Your output is the lines from the first one to the one containing "var sourceText = 'The", repeated exactly, with images left out.

# Rows
-*-*-

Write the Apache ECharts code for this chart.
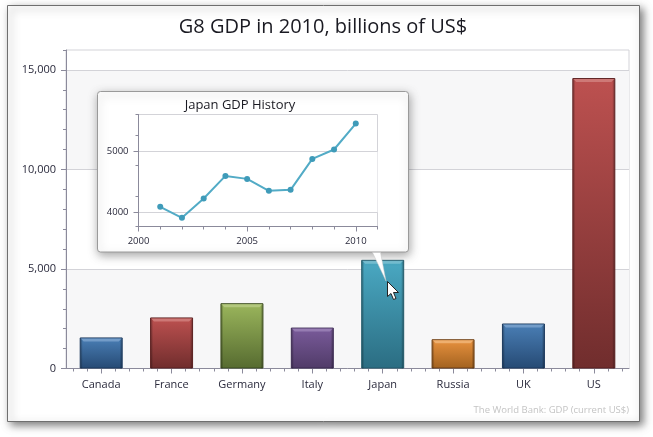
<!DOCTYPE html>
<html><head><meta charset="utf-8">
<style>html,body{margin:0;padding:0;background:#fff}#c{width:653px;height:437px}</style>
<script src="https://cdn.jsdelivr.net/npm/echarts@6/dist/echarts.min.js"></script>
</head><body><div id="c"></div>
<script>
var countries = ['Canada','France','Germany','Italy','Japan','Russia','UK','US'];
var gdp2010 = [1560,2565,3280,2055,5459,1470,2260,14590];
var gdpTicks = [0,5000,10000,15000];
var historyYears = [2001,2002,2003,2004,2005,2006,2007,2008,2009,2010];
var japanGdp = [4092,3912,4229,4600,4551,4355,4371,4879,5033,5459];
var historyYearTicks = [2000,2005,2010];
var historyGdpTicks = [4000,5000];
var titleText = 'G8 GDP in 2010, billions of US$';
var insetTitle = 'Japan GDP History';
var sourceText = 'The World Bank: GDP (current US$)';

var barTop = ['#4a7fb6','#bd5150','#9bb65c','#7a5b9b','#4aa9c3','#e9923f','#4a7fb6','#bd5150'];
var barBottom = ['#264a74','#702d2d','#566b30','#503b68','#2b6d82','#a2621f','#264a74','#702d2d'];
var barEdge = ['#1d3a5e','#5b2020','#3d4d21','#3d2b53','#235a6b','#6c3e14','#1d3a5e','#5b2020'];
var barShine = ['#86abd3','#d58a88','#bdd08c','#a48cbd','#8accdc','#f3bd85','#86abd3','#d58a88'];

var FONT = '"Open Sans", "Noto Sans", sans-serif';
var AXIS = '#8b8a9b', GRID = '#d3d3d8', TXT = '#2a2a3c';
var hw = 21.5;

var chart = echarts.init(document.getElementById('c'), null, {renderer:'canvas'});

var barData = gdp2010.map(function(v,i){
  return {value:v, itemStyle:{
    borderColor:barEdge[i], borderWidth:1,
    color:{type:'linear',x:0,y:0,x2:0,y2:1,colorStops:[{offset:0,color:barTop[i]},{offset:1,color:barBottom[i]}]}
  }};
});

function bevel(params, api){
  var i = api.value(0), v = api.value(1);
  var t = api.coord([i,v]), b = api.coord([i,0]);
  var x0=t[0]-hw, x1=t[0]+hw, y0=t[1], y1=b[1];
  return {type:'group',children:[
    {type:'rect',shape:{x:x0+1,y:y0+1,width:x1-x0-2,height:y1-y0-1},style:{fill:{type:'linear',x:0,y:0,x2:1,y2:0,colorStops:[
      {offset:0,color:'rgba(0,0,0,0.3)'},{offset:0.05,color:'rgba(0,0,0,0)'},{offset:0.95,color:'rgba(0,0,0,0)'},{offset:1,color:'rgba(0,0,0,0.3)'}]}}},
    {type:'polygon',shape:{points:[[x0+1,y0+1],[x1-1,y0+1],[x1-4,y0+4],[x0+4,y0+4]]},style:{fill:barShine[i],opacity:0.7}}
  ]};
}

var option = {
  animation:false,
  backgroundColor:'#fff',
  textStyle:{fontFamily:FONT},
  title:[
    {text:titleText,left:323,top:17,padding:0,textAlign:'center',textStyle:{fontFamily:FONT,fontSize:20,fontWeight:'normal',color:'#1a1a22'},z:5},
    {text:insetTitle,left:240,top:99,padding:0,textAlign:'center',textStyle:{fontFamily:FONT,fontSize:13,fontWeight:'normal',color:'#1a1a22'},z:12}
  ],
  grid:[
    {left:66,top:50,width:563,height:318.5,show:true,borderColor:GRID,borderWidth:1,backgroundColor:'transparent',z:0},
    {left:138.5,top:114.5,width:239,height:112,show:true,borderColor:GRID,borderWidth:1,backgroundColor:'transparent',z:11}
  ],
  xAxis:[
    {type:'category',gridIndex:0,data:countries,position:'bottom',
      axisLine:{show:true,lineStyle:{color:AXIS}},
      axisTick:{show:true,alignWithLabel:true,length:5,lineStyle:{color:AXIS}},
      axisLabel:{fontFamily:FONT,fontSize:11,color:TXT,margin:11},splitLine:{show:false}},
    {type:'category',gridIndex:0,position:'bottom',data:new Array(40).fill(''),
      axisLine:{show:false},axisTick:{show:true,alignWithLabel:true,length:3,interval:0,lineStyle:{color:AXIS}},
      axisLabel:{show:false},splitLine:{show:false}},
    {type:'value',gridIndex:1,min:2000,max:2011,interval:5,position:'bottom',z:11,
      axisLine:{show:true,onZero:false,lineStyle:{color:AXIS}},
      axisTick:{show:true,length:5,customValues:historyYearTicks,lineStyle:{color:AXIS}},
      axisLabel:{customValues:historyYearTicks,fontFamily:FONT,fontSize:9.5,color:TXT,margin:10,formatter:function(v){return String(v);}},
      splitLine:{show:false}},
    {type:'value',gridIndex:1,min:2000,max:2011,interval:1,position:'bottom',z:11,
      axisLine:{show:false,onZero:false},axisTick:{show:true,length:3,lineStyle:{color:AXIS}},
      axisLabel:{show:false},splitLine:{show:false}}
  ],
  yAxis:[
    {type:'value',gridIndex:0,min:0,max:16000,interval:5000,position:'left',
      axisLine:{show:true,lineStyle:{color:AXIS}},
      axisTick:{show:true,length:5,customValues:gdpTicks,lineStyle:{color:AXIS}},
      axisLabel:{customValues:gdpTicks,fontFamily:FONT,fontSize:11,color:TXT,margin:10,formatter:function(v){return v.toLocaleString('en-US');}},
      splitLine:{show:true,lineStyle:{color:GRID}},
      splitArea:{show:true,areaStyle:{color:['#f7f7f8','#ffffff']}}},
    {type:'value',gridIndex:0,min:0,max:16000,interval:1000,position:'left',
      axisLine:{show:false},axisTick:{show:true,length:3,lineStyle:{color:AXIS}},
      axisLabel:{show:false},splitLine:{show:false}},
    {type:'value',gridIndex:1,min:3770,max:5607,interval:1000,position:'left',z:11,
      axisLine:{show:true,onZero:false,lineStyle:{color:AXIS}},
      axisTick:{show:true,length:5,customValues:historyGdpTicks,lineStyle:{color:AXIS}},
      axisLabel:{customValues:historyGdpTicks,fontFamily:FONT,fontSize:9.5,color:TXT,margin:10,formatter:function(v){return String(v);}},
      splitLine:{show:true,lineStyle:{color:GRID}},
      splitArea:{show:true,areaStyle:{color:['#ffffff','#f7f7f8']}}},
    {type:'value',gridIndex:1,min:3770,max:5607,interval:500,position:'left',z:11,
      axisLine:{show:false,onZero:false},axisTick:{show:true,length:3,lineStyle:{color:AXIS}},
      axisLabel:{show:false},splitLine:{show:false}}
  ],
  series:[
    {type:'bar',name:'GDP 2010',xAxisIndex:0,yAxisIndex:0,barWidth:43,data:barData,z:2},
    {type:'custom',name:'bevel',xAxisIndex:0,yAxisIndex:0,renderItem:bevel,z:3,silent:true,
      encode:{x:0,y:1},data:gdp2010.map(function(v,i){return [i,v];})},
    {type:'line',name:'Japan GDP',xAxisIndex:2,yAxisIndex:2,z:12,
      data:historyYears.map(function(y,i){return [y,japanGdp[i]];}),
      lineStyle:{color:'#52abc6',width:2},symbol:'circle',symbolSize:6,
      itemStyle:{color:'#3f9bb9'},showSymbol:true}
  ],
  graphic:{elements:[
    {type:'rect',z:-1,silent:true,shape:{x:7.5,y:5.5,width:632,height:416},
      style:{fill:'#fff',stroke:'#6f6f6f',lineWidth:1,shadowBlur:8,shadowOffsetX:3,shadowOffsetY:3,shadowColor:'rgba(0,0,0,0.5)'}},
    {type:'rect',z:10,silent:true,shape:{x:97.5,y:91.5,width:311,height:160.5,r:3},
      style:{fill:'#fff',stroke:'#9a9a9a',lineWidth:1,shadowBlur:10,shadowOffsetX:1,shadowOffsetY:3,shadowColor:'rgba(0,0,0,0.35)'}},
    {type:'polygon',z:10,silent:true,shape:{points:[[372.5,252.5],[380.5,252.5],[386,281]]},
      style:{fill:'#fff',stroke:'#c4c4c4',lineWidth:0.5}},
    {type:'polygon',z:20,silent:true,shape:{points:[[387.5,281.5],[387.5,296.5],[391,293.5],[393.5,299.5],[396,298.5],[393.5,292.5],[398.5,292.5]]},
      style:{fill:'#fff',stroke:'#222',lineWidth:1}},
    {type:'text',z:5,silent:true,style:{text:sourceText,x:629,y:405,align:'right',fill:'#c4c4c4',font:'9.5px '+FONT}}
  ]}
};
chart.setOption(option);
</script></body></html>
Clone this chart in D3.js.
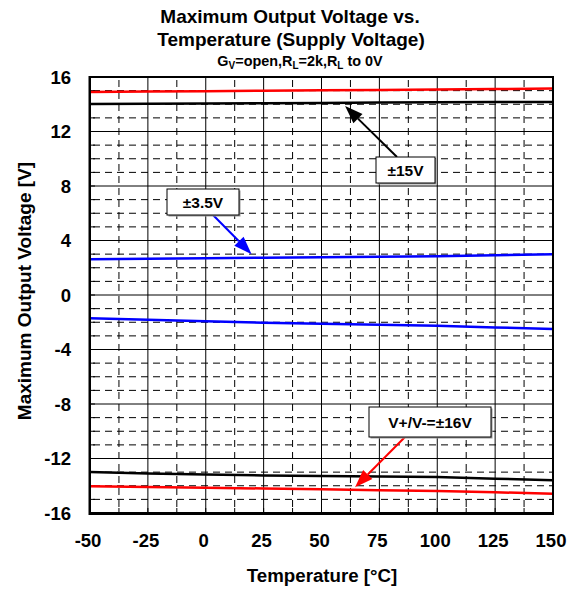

-*-*-

# Worked solution
Write the Apache ECharts code for this chart.
<!DOCTYPE html>
<html><head><meta charset="utf-8">
<style>html,body{margin:0;padding:0;background:#fff}#c{width:653px;height:437px}</style>
<script src="https://cdn.jsdelivr.net/npm/echarts@6/dist/echarts.min.js"></script>
</head><body><div id="c"></div>
<script>
var countries = ['Canada','France','Germany','Italy','Japan','Russia','UK','US'];
var gdp2010 = [1560,2565,3280,2055,5459,1470,2260,14590];
var gdpTicks = [0,5000,10000,15000];
var historyYears = [2001,2002,2003,2004,2005,2006,2007,2008,2009,2010];
var japanGdp = [4092,3912,4229,4600,4551,4355,4371,4879,5033,5459];
var historyYearTicks = [2000,2005,2010];
var historyGdpTicks = [4000,5000];
var titleText = 'G8 GDP in 2010, billions of US$';
var insetTitle = 'Japan GDP History';
var sourceText = 'The World Bank: GDP (current US$)';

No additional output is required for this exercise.